4. What Equipment Brands Do You Install, and Is the System Open-Standard?
Some installation companies work exclusively with one brand — either because of a dealer agreement or because the manufacturer's system locks in recurring service revenue. The practical consequence for the property owner is limited flexibility: if you want to expand, upgrade, or switch installers, proprietary equipment may prevent you from doing so.
For cameras, ask whether the equipment is ONVIF-compliant — a widely adopted open standard that allows cameras from different manufacturers to work with different recording systems. For alarm panels, ask whether the panel is accessible to other qualified technicians or whether it can only be serviced by the original installer. DSC, Honeywell, and Ajax are examples of manufacturers whose systems can be serviced by any qualified technician — the programming is not locked to the installing company.
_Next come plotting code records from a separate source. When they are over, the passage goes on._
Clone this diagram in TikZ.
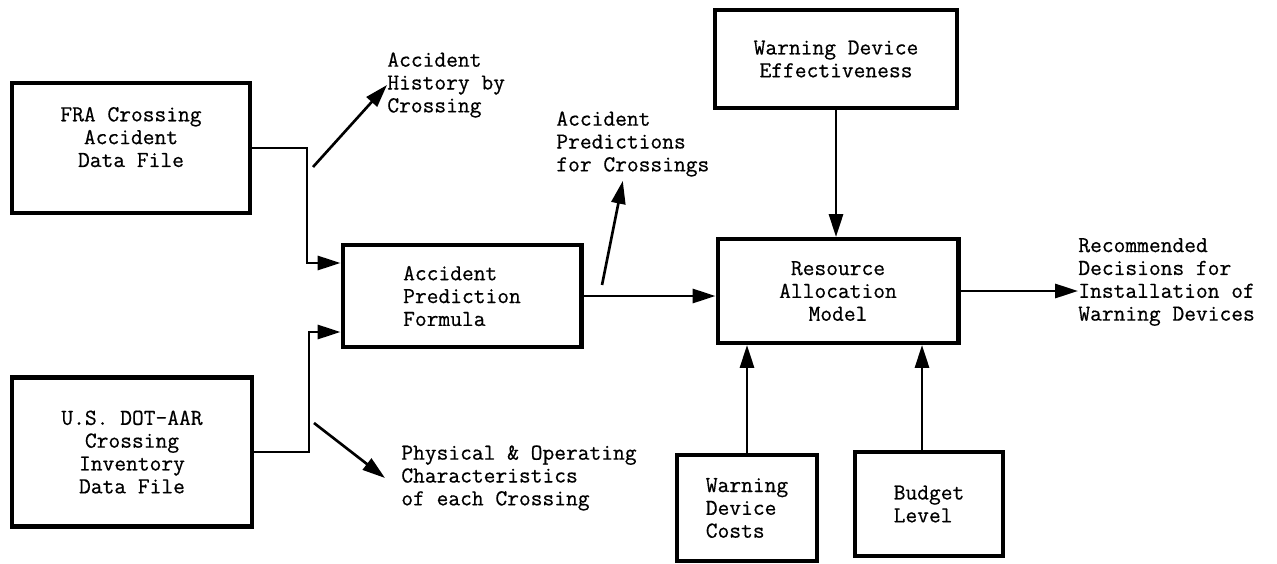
\documentclass[tikz,border=0pt]{standalone}
\usepackage{fontspec}
\setmonofont{Latin Modern Mono}[FakeBold=0.6]
\usetikzlibrary{arrows.meta,calc}

\begin{document}
\begin{tikzpicture}[x=0.02cm, y=-0.02cm,
    every node/.style={font=\ttfamily\fontsize{13}{13}\selectfont},
    block/.style={draw, line width=2.3pt, align=center, inner sep=0pt},
    note/.style={align=left, inner sep=0pt, anchor=west},
    flow/.style={line width=1.5pt, -{Triangle[length=13pt,width=8pt]}}]
                \useasboundingbox (0,0) rectangle (1277,564);

                % Data files
                \node[block, minimum width=4.76cm, minimum height=2.6cm, text depth=0.44cm] (fra) at (131,148) {FRA Crossing\\Accident\\Data File};
                \node[block, minimum width=4.8cm, minimum height=2.98cm] (dot) at (132,452) {U.S. DOT-AAR\\Crossing\\Inventory\\Data File};

                % Prediction
                \node[block, minimum width=4.78cm, minimum height=2.04cm, align=left] (apf) at (462,296) {Accident\\Prediction\\Formula};

                % Allocation model and its inputs
                \node[block, minimum width=4.82cm, minimum height=2.08cm] (ram) at (838,291) {Resource\\Allocation\\Model};
                \node[block, minimum width=4.84cm, minimum height=1.96cm] (wde) at (836,59) {Warning Device\\Effectiveness};
                \node[block, minimum width=2.8cm, minimum height=2.12cm, align=left] (wdc) at (747,508) {Warning\\Device\\Costs};
                \node[block, minimum width=2.96cm, minimum height=2.08cm, align=left] (bud) at (929,504) {Budget\\Level};

                % Outputs
                \node[note] (hist) at (387,85) {Accident\\History by\\Crossing};
                \node[note] (pred) at (556,144) {Accident\\Predictions\\for Crossings};
                \node[note] (phys) at (401,478) {Physical \& Operating\\Characteristics\\of each Crossing};
                \node[note] (rec) at (1078,282) {Recommended\\Decisions for\\Installation of\\Warning Devices};

                % Connecting lines
                \draw[flow] (fra.east) -- ++(55,0) |- ($(apf.west)+(0,-33)$);
                \draw[flow] (dot.east) -- ++(55,0) |- ($(apf.west)+(0,36)$);
                \draw[flow] (apf.east) -- (apf.east -| ram.west);
                \draw[flow] (wde.south) -- (wde.south |- ram.north);
                \draw[flow] (wdc.north) -- (wdc.north |- ram.south);
                \draw[flow] ($(bud.north)+(-7,0)$) -- ($(bud.north |- ram.south)+(-7,0)$);
                \draw[flow] (ram.east) -- (ram.east -| rec.west);

                \coordinate (histfoot) at (313,167);
                \coordinate (predfoot) at (602,285);
                \coordinate (physfoot) at (314,423);
                \draw[flow] (histfoot) -- (hist.west);
                \draw[flow] (predfoot) -- ($(pred.south)+(-10,4)$);
                \draw[flow] (physfoot) -- ($(phys.west)+(-16,0)$);
            \end{tikzpicture}
\end{document}
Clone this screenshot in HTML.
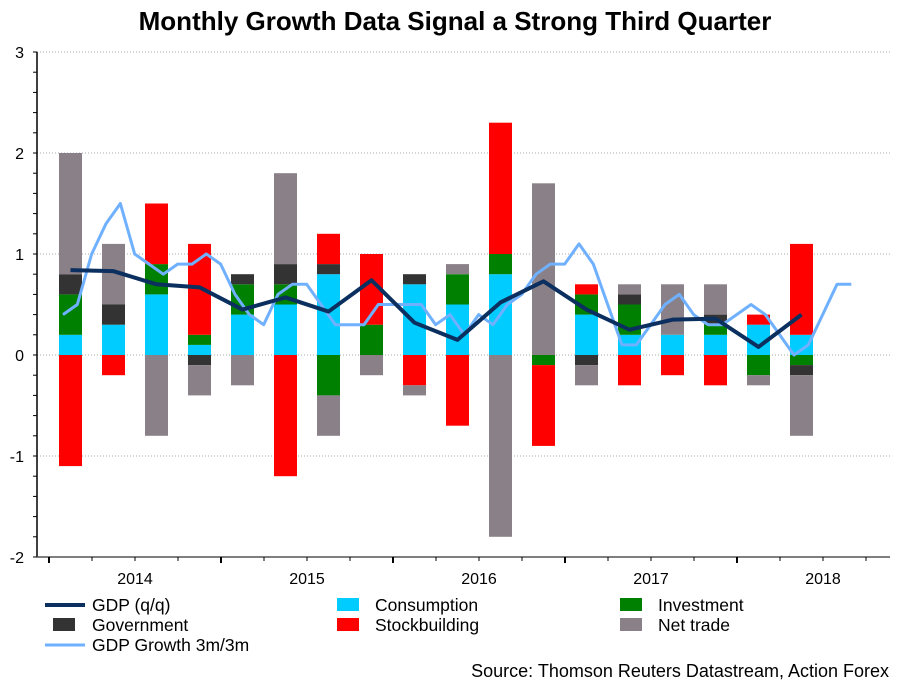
<!DOCTYPE html>
<html><head><meta charset="utf-8"><style>
body{margin:0;background:#fff;}
svg{display:block;font-family:"Liberation Sans",Arial,sans-serif;}
</style></head><body>
<svg id="chart" width="909" height="682" viewBox="0 0 909 682" xmlns="http://www.w3.org/2000/svg">
<text x="455" y="30" text-anchor="middle" font-size="26" font-weight="bold">Monthly Growth Data Signal a Strong Third Quarter</text>
<g id="grid"></g><g id="bars"></g><g id="lines"></g><g id="axes"></g>
<g font-size="17.5">
<line x1="45" y1="605" x2="85" y2="605" stroke="#0b2f5e" stroke-width="4"/>
<text x="92" y="611">GDP (q/q)</text>
<rect x="337" y="598" width="22" height="13" fill="#00ccff"/>
<text x="375" y="611">Consumption</text>
<rect x="620" y="598" width="22" height="13" fill="#008000"/>
<text x="658" y="611">Investment</text>
<rect x="53" y="618" width="22" height="13" fill="#333"/>
<text x="92" y="631">Government</text>
<rect x="337" y="618" width="22" height="13" fill="#ff0000"/>
<text x="375" y="631">Stockbuilding</text>
<rect x="620" y="618" width="22" height="13" fill="#8a8088"/>
<text x="658" y="631">Net trade</text>
<line x1="45" y1="645" x2="85" y2="645" stroke="#6fb0ff" stroke-width="3"/>
<text x="92" y="651">GDP Growth 3m/3m</text>
</g>
<text x="889" y="677" text-anchor="end" font-size="18">Source: Thomson Reuters Datastream, Action Forex</text>
</svg>
<script>
const quarters=["2014Q1","2014Q2","2014Q3","2014Q4","2015Q1","2015Q2","2015Q3","2015Q4","2016Q1","2016Q2","2016Q3","2016Q4","2017Q1","2017Q2","2017Q3","2017Q4","2018Q1","2018Q2"];
const consumption=[0.2,0.3,0.6,0.1,0.4,0.5,0.8,0,0.7,0.5,0.8,0,0.4,0.2,0.2,0.2,0.3,0.2];
const investment=[0.4,0,0.3,0.1,0.3,0.2,-0.4,0.3,0,0.3,0.2,-0.1,0.2,0.3,0,0.1,-0.2,-0.1];
const government=[0.2,0.2,0,-0.1,0.1,0.2,0.1,0,0.1,0,0,0,-0.1,0.1,0,0.1,0,-0.1];
const stockbuilding=[-1.1,-0.2,0.6,0.9,0,-1.2,0.3,0.7,-0.3,-0.7,1.3,-0.8,0.1,-0.3,-0.2,-0.3,0.1,0.9];
const netTrade=[1.2,0.6,-0.8,-0.3,-0.3,0.9,-0.4,-0.2,-0.1,0.1,-1.8,1.7,-0.2,0.1,0.5,0.3,-0.1,-0.6];
const gdpQoQ=[0.84,0.83,0.7,0.67,0.45,0.57,0.43,0.74,0.32,0.15,0.52,0.73,0.45,0.25,0.35,0.36,0.08,0.4];
const gdp3m=[0.4,0.5,1.0,1.3,1.5,1.0,0.9,0.8,0.9,0.9,1.0,0.9,0.6,0.4,0.3,0.6,0.7,0.7,0.5,0.3,0.3,0.3,0.5,0.5,0.5,0.5,0.3,0.4,0.2,0.4,0.3,0.5,0.6,0.8,0.9,0.9,1.1,0.9,0.5,0.1,0.1,0.3,0.5,0.6,0.4,0.3,0.3,0.4,0.5,0.4,0.2,0.0,0.1,0.4,0.7,0.7];
const yTicks=[3,2,1,0,-1,-2];
const years=["2014","2015","2016","2017","2018"];

const NS="http://www.w3.org/2000/svg";
const X0=49,QW=43,PL=37,PR=890;
const y=v=>355-v*101;
const xq=i=>X0+QW*(i+0.5);
const xm=i=>X0+14+i*QW/3;
function mk(tag,attrs,parent){const e=document.createElementNS(NS,tag);for(const k in attrs)e.setAttribute(k,attrs[k]);parent.appendChild(e);return e;}
const grid=document.getElementById('grid'),bars=document.getElementById('bars'),lines=document.getElementById('lines'),axes=document.getElementById('axes');

yTicks.forEach(t=>{
  if(t>-2){const g=mk('line',{x1:PL,x2:PR,y1:y(t),y2:y(t),stroke:'#aaa','stroke-dasharray':'1,2'},grid);
  
  }
  const tx=mk('text',{x:24,y:y(t)+6,'text-anchor':'end','font-size':'16'},axes);tx.textContent=t;
  
  
});
for(let v=-2;v<=3.001;v+=0.2){mk('line',{x1:PL-4,x2:PL,y1:y(v),y2:y(v),stroke:'#000'},axes);}
const ya=mk('line',{x1:PL,x2:PL,y1:y(3),y2:y(-2),stroke:'#000','stroke-width':1.5},axes);


const xa=mk('line',{x1:PL,x2:PR,y1:y(-2),y2:y(-2),stroke:'#555','stroke-width':1.5},axes);


for(let k=0;X0+k*QW<=PR;k++){const xx=X0+k*QW;mk('line',{x1:xx,x2:xx,y1:y(-2),y2:y(-2)+(k%4==0?6:4),stroke:'#000','stroke-width':k%4==0?2:1},axes);}
years.forEach((yr,i)=>{const t=mk('text',{x:X0+QW*4*i+QW*2,y:584,'text-anchor':'middle','font-size':'16'},axes);t.textContent=yr;
  
  });

const series=[[consumption,'#00ccff','consumption'],[investment,'#008000','investment'],[government,'#333333','government'],[stockbuilding,'#ff0000','stockbuilding'],[netTrade,'#8a8088','net-trade']];
quarters.forEach((q,i)=>{
  let pos=0,neg=0;
  series.forEach(([arr,col,nm])=>{
    const v=arr[i];if(!v)return;
    let a,b;if(v>0){a=pos;b=pos+v;pos=b;}else{a=neg;b=neg+v;neg=b;}
    const r=mk('rect',{x:xq(i)-11.5,width:23,y:Math.min(y(a),y(b)),height:Math.abs(y(a)-y(b)),fill:col},bars);
    
    
  });
});
const p1=mk('polyline',{points:gdp3m.map((v,i)=>xm(i)+','+y(v)).join(' '),fill:'none',stroke:'#6fb0ff','stroke-width':3,'stroke-linejoin':'round'},lines);


const p2=mk('polyline',{points:gdpQoQ.map((v,i)=>xq(i)+','+y(v)).join(' '),fill:'none',stroke:'#0b2f5e','stroke-width':4,'stroke-linejoin':'round'},lines);


</script>
</body></html>
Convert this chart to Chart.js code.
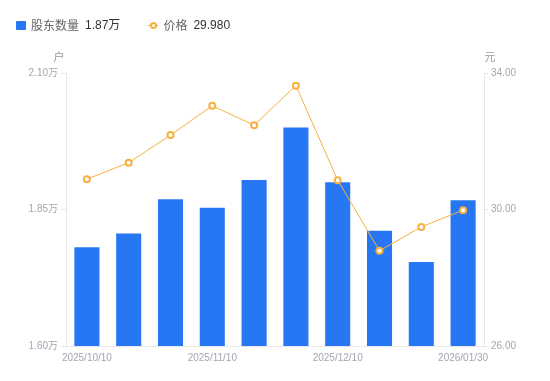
<!DOCTYPE html>
<html>
<head>
<meta charset="utf-8">
<script src="https://cdn.jsdelivr.net/npm/chart.js@4/dist/chart.umd.min.js"></script>
<style>
  html, body { margin: 0; padding: 0; background: #fff; }
  #wrap { position: relative; width: 550px; height: 381px; }
  #legend { position: absolute; left: 16px; top: 17px; height: 16px; display: flex; align-items: center;
    font-family: 'Liberation Sans', 'Noto Sans CJK SC', sans-serif; font-size: 12px; line-height: 16px; }
  .item { display: flex; align-items: center; }
  .name { color: #666; margin-left: 5px; font-family: 'Noto Sans CJK SC', sans-serif; }
  .val { color: #333; margin-left: 6px; }
  .sq { width: 10px; height: 9px; background: #2777f5; border-radius: 1px; }
  .ln { position: relative; width: 10px; height: 8px; }
  .ln::before { content: ''; position: absolute; left: 0; right: 0; top: 3.5px; height: 1px; background: #f7b03f; }
  .ln::after { content: ''; position: absolute; left: 1.5px; top: 0.5px; width: 7px; height: 7px; box-sizing: border-box;
    border: 2px solid #f7b03f; border-radius: 50%; background: #fff; }
  canvas { position: absolute; left: 0; top: 0; }
</style>
</head>
<body>
<div id="wrap">
  <canvas id="c" width="550" height="381"></canvas>
  <div id="legend"></div>
</div>
<script>
// ---- data ----
const categories = ['2025/10/10','2025/10/20','2025/10/31','2025/11/10','2025/11/20','2025/11/30','2025/12/10','2025/12/31','2026/01/20','2026/01/30'];
const shareholders = [1.781, 1.806, 1.869, 1.853, 1.904, 2.000, 1.900, 1.811, 1.754, 1.867]; // 万户
const prices = [30.89, 31.37, 32.18, 33.04, 32.47, 33.63, 30.86, 28.79, 29.49, 29.98]; // 元
const xTickLabels = ['2025/10/10', '2025/11/10', '2025/12/10', '2026/01/30'];
const seriesNames = ['股东数量', '价格'];
const unitLeft = '户';
const unitRight = '元';

const BLUE = '#2777f5';
const ORANGE = '#f7b03f';
const AXIS = '#e6e6e6';
const TICK = '#a3a6b4';
const FONT = "'Liberation Sans', 'Noto Sans CJK SC', sans-serif";

// HTML legend
const lg = document.getElementById('legend');
lg.innerHTML =
  '<div class="item" style="margin-right:28px"><span class="sq"></span><span class="name">' + seriesNames[0] +
  '</span><span class="val">' + shareholders[shareholders.length-1].toFixed(2) + '万</span></div>' +
  '<div class="item"><span class="ln"></span><span class="name">' + seriesNames[1] +
  '</span><span class="val">' + prices[prices.length-1].toFixed(3) + '</span></div>';

const unitPlugin = {
  id: 'units',
  afterDraw(chart) {
    const ctx = chart.ctx;
    const yl = chart.scales.y, yr = chart.scales.y1;
    ctx.save();
    ctx.font = "11px 'Noto Sans CJK SC', sans-serif";
    ctx.fillStyle = '#999';
    ctx.textAlign = 'center';
    ctx.textBaseline = 'middle';
    ctx.fillText(unitLeft, yl.right - 7, chart.chartArea.top - 16);
    ctx.fillText(unitRight, yr.left + 6, chart.chartArea.top - 16);
    ctx.restore();
  }
};

new Chart(document.getElementById('c'), {
  data: {
    labels: categories,
    datasets: [
      {
        type: 'line', label: seriesNames[1], data: prices, yAxisID: 'y1', order: 0,
        borderColor: ORANGE, borderWidth: 1, pointRadius: 3, pointBorderWidth: 2,
        pointBackgroundColor: '#fff', pointBorderColor: ORANGE, tension: 0
      },
      {
        type: 'bar', label: seriesNames[0], data: shareholders, yAxisID: 'y', order: 1,
        backgroundColor: BLUE, borderWidth: 0, categoryPercentage: 1, barPercentage: 0.6
      }
    ]
  },
  options: {
    responsive: false,
    animation: false,
    devicePixelRatio: 1,
    layout: { padding: { top: 73, left: 0, right: 0, bottom: 0 } },
    plugins: { legend: { display: false }, tooltip: { enabled: false } },
    scales: {
      x: {
        type: 'category', position: 'bottom',
        grid: { display: false, drawTicks: false },
        border: { display: true, color: AXIS, width: 1 },
        ticks: {
          color: TICK, font: { family: FONT, size: 10 }, padding: 6, maxRotation: 0, autoSkip: false,
          callback: function (v, i) {
            const lab = categories[i];
            return xTickLabels.includes(lab) ? lab : '';
          }
        },
        afterFit(s) { s.height = 35; }
      },
      y: {
        position: 'left', min: 1.6, max: 2.1,
        grid: { display: true, drawOnChartArea: false, drawTicks: true, tickLength: 5, color: AXIS },
        border: { display: true, color: AXIS },
        ticks: { stepSize: 0.25, color: TICK, font: { family: FONT, size: 10 }, padding: 3,
          callback: (v) => Number(v).toFixed(2) + '万' },
        afterFit(s) { s.width = 66; }
      },
      y1: {
        position: 'right', min: 26, max: 34,
        grid: { display: true, drawOnChartArea: false, drawTicks: true, tickLength: 4, color: AXIS },
        border: { display: true, color: AXIS },
        ticks: { stepSize: 4, color: TICK, font: { family: FONT, size: 10 }, padding: 3,
          callback: (v) => Number(v).toFixed(2) },
        afterFit(s) { s.width = 66; }
      }
    }
  },
  plugins: [unitPlugin]
});
</script>
</body>
</html>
5. Do You Perform All Installations In-House, or Do You Subcontract?
Many companies that present themselves as installation companies are actually sales and coordination operations — they sell you a system and subcontract the physical installation to a rotating roster of technicians. This is not inherently a problem, but it creates accountability gaps. If the installation is done poorly, the company you signed the contract with may not have direct control over the technicians who did the work.
Ask directly: "Are the technicians who will install this system your employees, or subcontractors?" If subcontractors are used, ask how their work quality is verified and who is responsible for remedying installation defects.
6. Can You Show Documented Examples from Similar Properties?
A company that regularly installs commercial camera systems will approach a warehouse or retail floor differently than a company whose experience is primarily residential. The cable runs, the recording infrastructure, the number and placement of cameras, and the configuration of access control all depend on the type and use of the property.
References are a starting point, but more useful is documentation — a completed site diagram, an equipment list, or photos of a finished installation from a comparable property type. Companies that take installation quality seriously keep records of their work. Those records are also the fastest way to verify that what they are proposing for your property reflects genuine experience with similar projects.
7. What Does the Warranty Cover — Equipment and Workmanship?
Equipment warranties and workmanship warranties are distinct and should both be confirmed before signing anything. Equipment warranties come from the manufacturer — typically one to three years on cameras and panels, though this varies. Workmanship warranties cover defects in the installation itself — loose terminations, poor cable management, misconfigured recording schedules, improperly aimed cameras.
Ask for the warranty terms in writing. Verbal commitments to "come back and fix anything" are not enforceable. A written scope of work that specifies both the equipment installed and the labour warranty period gives you a clear basis for recourse if the system does not perform as described.
8. What Is Your Process for Service Calls After the Job Is Done?
Security systems require ongoing attention. Cameras need repositioning when site conditions change. Firmware needs updating. Components fail. Storage drives fill up. An installer who is unavailable or unresponsive after the job is done leaves you managing a technical system without support.
Ask specifically: "If a camera goes offline or the recorder fails six months from now, what is your process for service calls?" Find out whether they have a dedicated service line, whether service calls are charged separately after the warranty period, and what their typical turnaround time is. The answer tells you a great deal about how the company is actually structured day-to-day.
None of these questions require specialist knowledge to ask. A qualified, experienced installer will answer all of them directly and without hesitation. The ones who cannot are telling you something important before the work even begins.